Cette décision, ce non-désir vient effectivement avec son lot de jugement. J’entends: «Détestes-tu les enfants?», «Tu vas passer à côté de la plus belle chose qu’une femme puisse vivre!», «C’est un choix égoïste!» ou alors «Qui s’occupera de toi dans tes vieux jours?» Ça m’irrite. Cuisinerait-on autant un homme de mon âge qui ne désire pas être père? J’en doute.
Mais, dans notre société où être femme est encore grandement associé à être mère, le fait de ne pas vouloir enfanter dérange. Il n’est d’ailleurs avoué qu’à demi-mot. D’après des chiffres de Statistique Canada de 2011, ce sont 5,5 % des femmes âgées de 20 à 39 ans qui ne désireraient pas être mamans. On entend également de plus en plus parler de certains parents qui regretteraient d’avoir eu des enfants – un autre sujet extrêmement tabou!

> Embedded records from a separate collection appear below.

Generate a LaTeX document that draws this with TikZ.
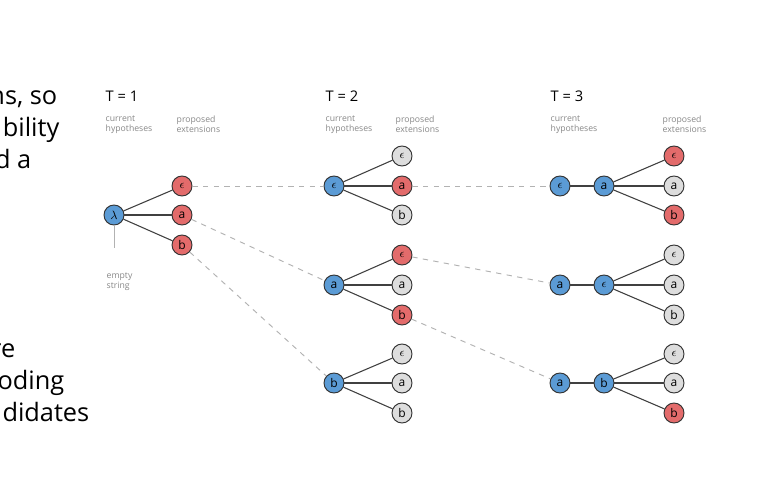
\documentclass[tikz,border=0pt]{standalone}
\usepackage{fontspec}
\setmainfont{Open Sans}
\usetikzlibrary{positioning}
\definecolor{hypblue}{HTML}{5B9BD5}
\definecolor{extred}{HTML}{E36B6B}
\definecolor{extgray}{HTML}{DDDDDD}
\definecolor{captgray}{HTML}{888888}
\tikzset{
  tok/.style={circle,draw=black!80,line width=0.7pt,minimum size=15pt,inner sep=0pt,font=\fontsize{9}{9}\selectfont},
  hyp/.style={tok,fill=hypblue},
  red/.style={tok,fill=extred},
  gray/.style={tok,fill=extgray},
  edge/.style={draw=black!75,line width=0.8pt},
  link/.style={draw=black!30,dashed,line width=0.7pt,dash pattern=on 4pt off 4pt},
  head/.style={anchor=north west,font=\fontsize{11}{11}\selectfont},
  capt/.style={anchor=north west,align=left,text=captgray,font=\fontsize{6.5}{7.5}\selectfont},
  side/.style={anchor=base east,font=\fontsize{19}{19}\selectfont}
}
\begin{document}
\begin{tikzpicture}[x=0.75pt,y=-0.75pt]
\useasboundingbox[fill=white] (0,0) rectangle (760,500);
% cut-off text on the left
\node[side] at (62,104) {ns, so};
\node[side] at (64,136) {bility};
\node[side] at (36,168) {d a};
\node[side] at (20,357) {re};
\node[side] at (69,389) {oding};
\node[side] at (94,421) {didates};
% headings
\node[head] (t1) at (101,86) {T = 1};
\node[head] (t2) at (321,86) {T = 2};
\node[head] (t3) at (546,86) {T = 3};
\node[capt] at (101,111) {current\\hypotheses};
\node[capt] at (172,111) {proposed\\extensions};
\node[capt] at (321,111) {current\\hypotheses};
\node[capt] at (391,111) {proposed\\extensions};
\node[capt] at (546,111) {current\\hypotheses};
\node[capt] at (658,111) {proposed\\extensions};
% T = 1
\node[hyp] (r1) at (114,215) {$\lambda$};
\node[red] (r1e) at (182,186) {$\epsilon$};
\node[red] (r1a) at (182,215) {a};
\node[red] (r1b) at (182,245) {b};
\foreach \c in {r1e,r1a,r1b} \path[edge] (r1) -- (\c);
\coordinate (es) at (114,248);
\path[draw=black!30,line width=0.7pt] (r1) -- (es);
\node[capt,anchor=north west] at (102,268) {empty\\string};
% T = 2
\node[hyp] (p) at (334,186) {$\epsilon$};
\node[gray] (pe) at (402,156) {$\epsilon$};
\node[red] (pa) at (402,186) {a};
\node[gray] (pb) at (402,215) {b};
\node[hyp] (q) at (334,285) {a};
\node[red] (qe) at (402,255) {$\epsilon$};
\node[gray] (qa) at (402,285) {a};
\node[red] (qb) at (402,315) {b};
\node[hyp] (s) at (334,383) {b};
\node[gray] (se) at (402,354) {$\epsilon$};
\node[gray] (sa) at (402,383) {a};
\node[gray] (sb) at (402,413) {b};
\foreach \r in {p,q,s}
  \foreach \x in {e,a,b} \path[edge] (\r) -- (\r\x);
% T = 3
\node[hyp] (u0) at (560,186) {$\epsilon$};
\node[hyp] (u) at (604,186) {a};
\node[red] (ue) at (674,156) {$\epsilon$};
\node[gray] (ua) at (674,186) {a};
\node[red] (ub) at (674,215) {b};
\node[hyp] (v0) at (560,285) {a};
\node[hyp] (v) at (604,285) {$\epsilon$};
\node[gray] (ve) at (674,255) {$\epsilon$};
\node[gray] (va) at (674,285) {a};
\node[gray] (vb) at (674,315) {b};
\node[hyp] (w0) at (560,383) {a};
\node[hyp] (w) at (604,383) {b};
\node[gray] (we) at (674,354) {$\epsilon$};
\node[gray] (wa) at (674,383) {a};
\node[red] (wb) at (674,413) {b};
\foreach \r in {u,v,w} {
  \path[edge] (\r0) -- (\r);
  \foreach \x in {e,a,b} \path[edge] (\r) -- (\r\x);
}
% kept hypotheses
\path[link] (r1e) -- (p);
\path[link] (r1a) -- (q);
\path[link] (r1b) -- (s);
\path[link] (pa) -- (u0);
\path[link] (qe) -- (v0);
\path[link] (qb) -- (w0);
\end{tikzpicture}
\end{document}
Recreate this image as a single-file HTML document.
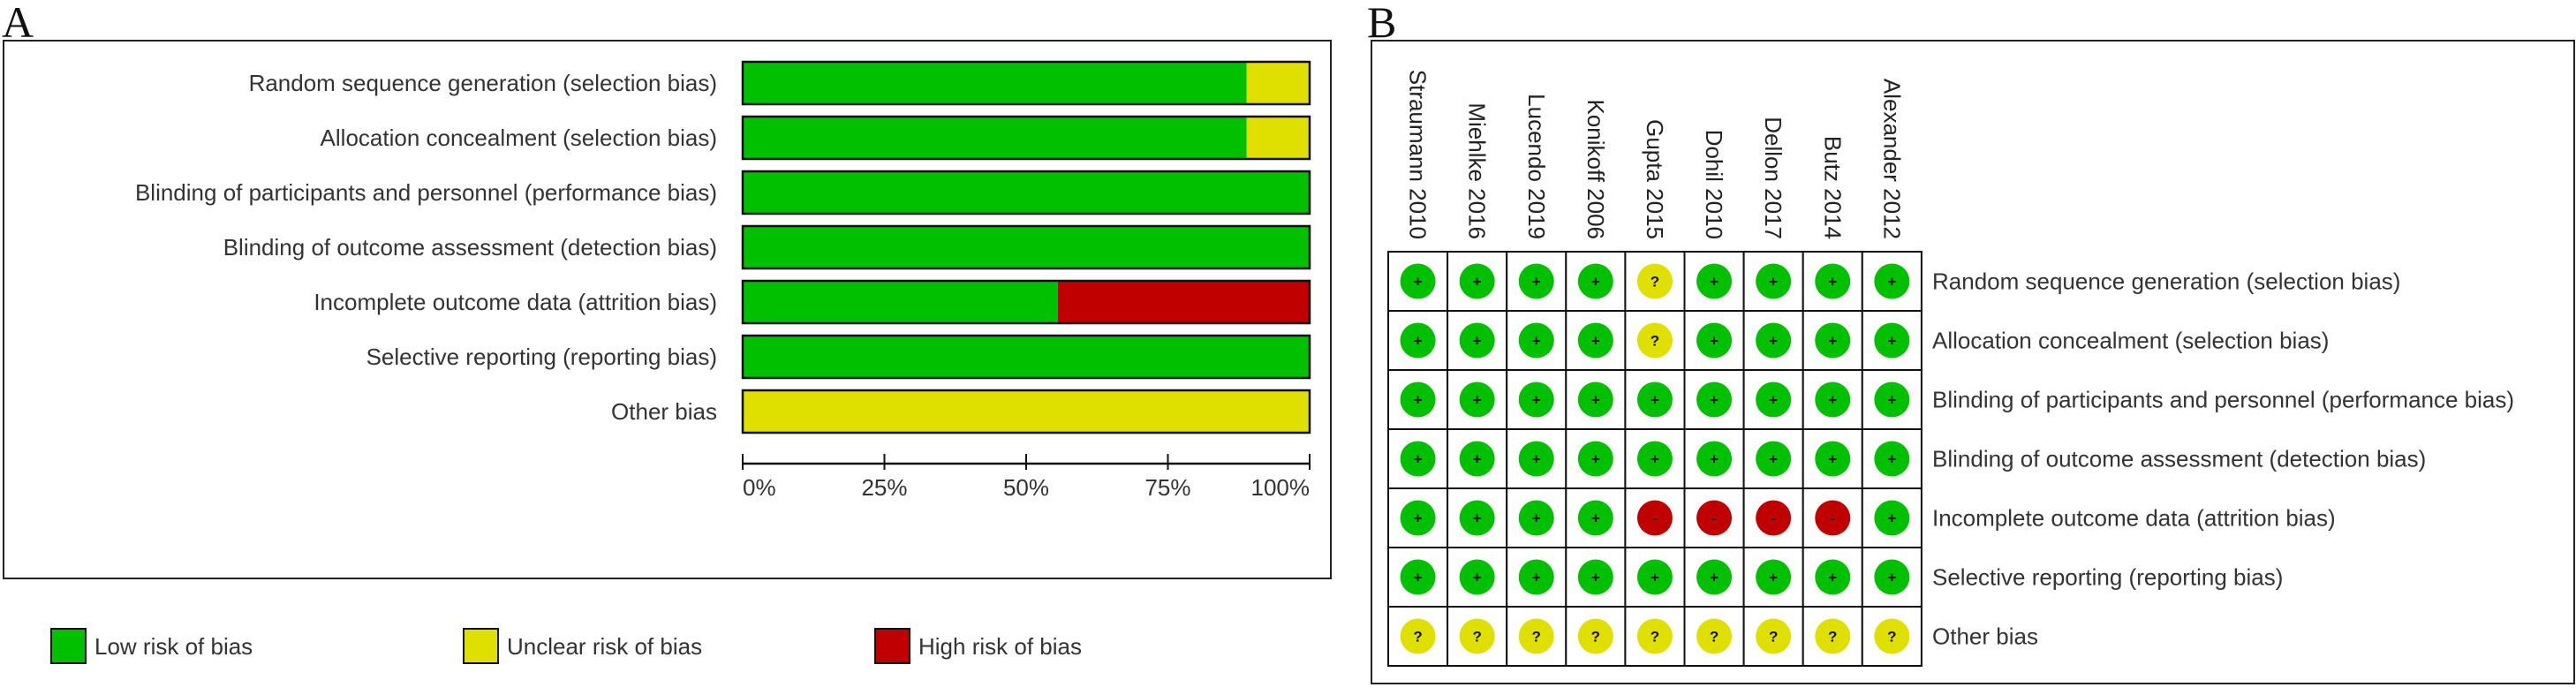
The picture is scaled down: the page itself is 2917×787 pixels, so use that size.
<!DOCTYPE html>
<html><head><meta charset="utf-8"><style>
html,body{margin:0;padding:0;background:#fff;}
svg{display:block;}
text{font-family:"Liberation Sans",Arial,sans-serif;}
</style></head>
<body>
<svg id="chart" width="2917" height="787" viewBox="0 0 2917 787" xmlns="http://www.w3.org/2000/svg">
  <text x="2" y="42" font-family="Liberation Serif" font-size="50" fill="#111" style="font-family:'Liberation Serif',serif">A</text>
  <rect x="4" y="46" width="1503" height="609" fill="#fff" stroke="#222" stroke-width="2"/>
  <text x="1548" y="42" font-size="50" fill="#111" style="font-family:'Liberation Serif',serif">B</text>
  <rect x="1553" y="46" width="1362" height="728" fill="#fff" stroke="#222" stroke-width="2"/>
  <g id="gA"></g>
  <g id="gB"></g>
  <g id="legend"></g>
</svg>
<script>
const domains = ["Random sequence generation (selection bias)","Allocation concealment (selection bias)","Blinding of participants and personnel (performance bias)","Blinding of outcome assessment (detection bias)","Incomplete outcome data (attrition bias)","Selective reporting (reporting bias)","Other bias"];
const lowPct = [88.9, 88.9, 100, 100, 55.6, 100, 0];
const unclearPct = [11.1, 11.1, 0, 0, 0, 0, 100];
const highPct = [0, 0, 0, 0, 44.4, 0, 0];
const tickValues = [0, 25, 50, 75, 100];
const tickLabels = ["0%", "25%", "50%", "75%", "100%"];
const studies = ["Straumann 2010","Miehlke 2016","Lucendo 2019","Konikoff 2006","Gupta 2015","Dohil 2010","Dellon 2017","Butz 2014","Alexander 2012"];
const judgments = [
  "+ + + + ? + + + +",
  "+ + + + ? + + + +",
  "+ + + + + + + + +",
  "+ + + + + + + + +",
  "+ + + + - - - - +",
  "+ + + + + + + + +",
  "? ? ? ? ? ? ? ? ?"
];
const legendLabels = ["Low risk of bias","Unclear risk of bias","High risk of bias"];

const NS = "http://www.w3.org/2000/svg";
const GREEN = "#00c000", YELLOW = "#e0e000", RED = "#c00000";
function mk(tag, attrs, parent, txt) {
  const e = document.createElementNS(NS, tag);
  for (const k in attrs) e.setAttribute(k, attrs[k]);
  if (txt !== undefined) e.textContent = txt;
  parent.appendChild(e);
  return e;
}
// Panel A
const gA = document.getElementById("gA");
const x0 = 841, x1 = 1483;
const xs = v => x0 + (x1 - x0) * v / 100;
const rowTop = i => 70 + i * 62;
const barH = 48;
domains.forEach((d, i) => {
  const y = rowTop(i);
  const lab = mk("text", {x: 812, y: y + barH / 2 + 9, "font-size": 26, fill: "#333", "text-anchor": "end"}, gA, d);
  
  
  let acc = 0;
  [[lowPct[i], GREEN, 'low'], [unclearPct[i], YELLOW, 'unclear'], [highPct[i], RED, 'high']].forEach(([v, c, n]) => {
    if (v <= 0) return;
    const r = mk("rect", {x: xs(acc), y: y, width: xs(acc + v) - xs(acc), height: barH, fill: c}, gA);
    
    
    acc += v;
  });
  const o = mk("rect", {x: x0, y: y, width: x1 - x0, height: barH, fill: "none", stroke: "#111", "stroke-width": 2.5}, gA);
  
  
});
const axis = mk("line", {x1: x0, x2: x1, y1: 525, y2: 525, stroke: "#111", "stroke-width": 2.5}, gA);


tickValues.forEach((t, i) => {
  const tk = mk("line", {x1: xs(t), x2: xs(t), y1: 514, y2: 532, stroke: "#111", "stroke-width": 2}, gA);
  
  
  const anchor = i === 0 ? "start" : (i === tickValues.length - 1 ? "end" : "middle");
  const tl = mk("text", {x: xs(t), y: 561, "font-size": 26, fill: "#333", "text-anchor": anchor}, gA, tickLabels[i]);
  
  
});
// Legend
const lg = document.getElementById("legend");
[GREEN, YELLOW, RED].forEach((c, i) => {
  const lx = [58, 525, 991][i];
  const sq = mk("rect", {x: lx, y: 712, width: 39, height: 39, fill: c, stroke: "#111", "stroke-width": 2}, lg);
  
  
  const t = mk("text", {x: lx + 49, y: 741, "font-size": 26, fill: "#333"}, lg, legendLabels[i]);
  
  
});
// Panel B
const gB = document.getElementById("gB");
const gx0 = 1572, gy0 = 285, cw = 67.1, ch = 67;
studies.forEach((s, j) => {
  const cx = gx0 + cw * (j + 0.5);
  const t = mk("text", {x: 0, y: 0, "font-size": 26, fill: "#222", "text-anchor": "end", transform: `translate(${cx - 9},271) rotate(90)`}, gB, s);
  
  
});
domains.forEach((d, i) => {
  const row = judgments[i].split(" ");
  row.forEach((v, j) => {
    const cx = gx0 + cw * (j + 0.5), cy = gy0 + ch * (i + 0.5);
    const cell = mk("rect", {x: gx0 + cw * j, y: gy0 + ch * i, width: cw, height: ch, fill: "#fff", stroke: "#111", "stroke-width": 2}, gB);
    
    
    const col = v === "+" ? GREEN : (v === "?" ? YELLOW : RED);
    const c = mk("ellipse", {cx: cx, cy: cy, rx: 20, ry: 20, fill: col}, gB);
    
    
    const sym = mk("text", {x: cx, y: cy + 6, "font-size": 17, "font-weight": "bold", fill: "#111", "text-anchor": "middle"}, gB, v);
    
    
  });
  const l = mk("text", {x: 2188, y: gy0 + ch * (i + 0.5) + 9, "font-size": 26, fill: "#333"}, gB, d);
  
  
});
</script>
</body></html>
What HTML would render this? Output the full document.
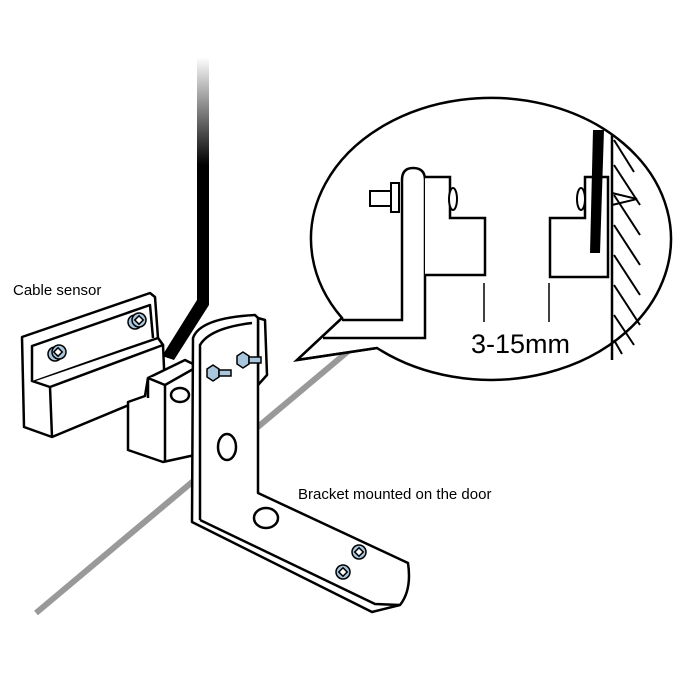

«Les femmes nullipares – c’est-à-dire qui n’ont jamais accouché, par choix ou non – surprennent, choquent, parce qu’elles incarnent des questions que l’on évite de se poser habituellement, entre autres sur le sens de notre vie à l’extérieur de notre famille», explique Claire Legendre, professeure de création littéraire, écrivaine et femme derrière l’essai collectif Nullipares, récemment publié chez Hamac.
Elle se dit toutefois optimiste. «Les femmes qui ne veulent pas d’enfants ne sont peut-être pas comprises, mais elles sont aujourd’hui tolérées – notamment parce qu’elles reçoivent moins de pression familiale et que le prétexte écologique est souvent brandi comme une excuse recevable. Les esprits mettent du temps à changer, c’est normal. La compréhension viendra.»
Je regarde les femmes de mon entourage, celles qui sont mères, celles qui ne le sont pas et les courageuses qui osent s’affirmer dans leur choix, comme Magenta et Claire, et je vois des géantes, des battantes. J’admire leur résilience, leur force, leur désir de faire avancer les choses, afin qu’on puisse vivre comme on l’entend et que les générations futures profitent de ces libertés. Et je me dis qu’avec ce feu qu’on a en dedans, cette envie de faire mieux pour celles qui suivront, on porte toutes, en quelque sorte, la vie au creux de notre ventre... chacune à notre façon.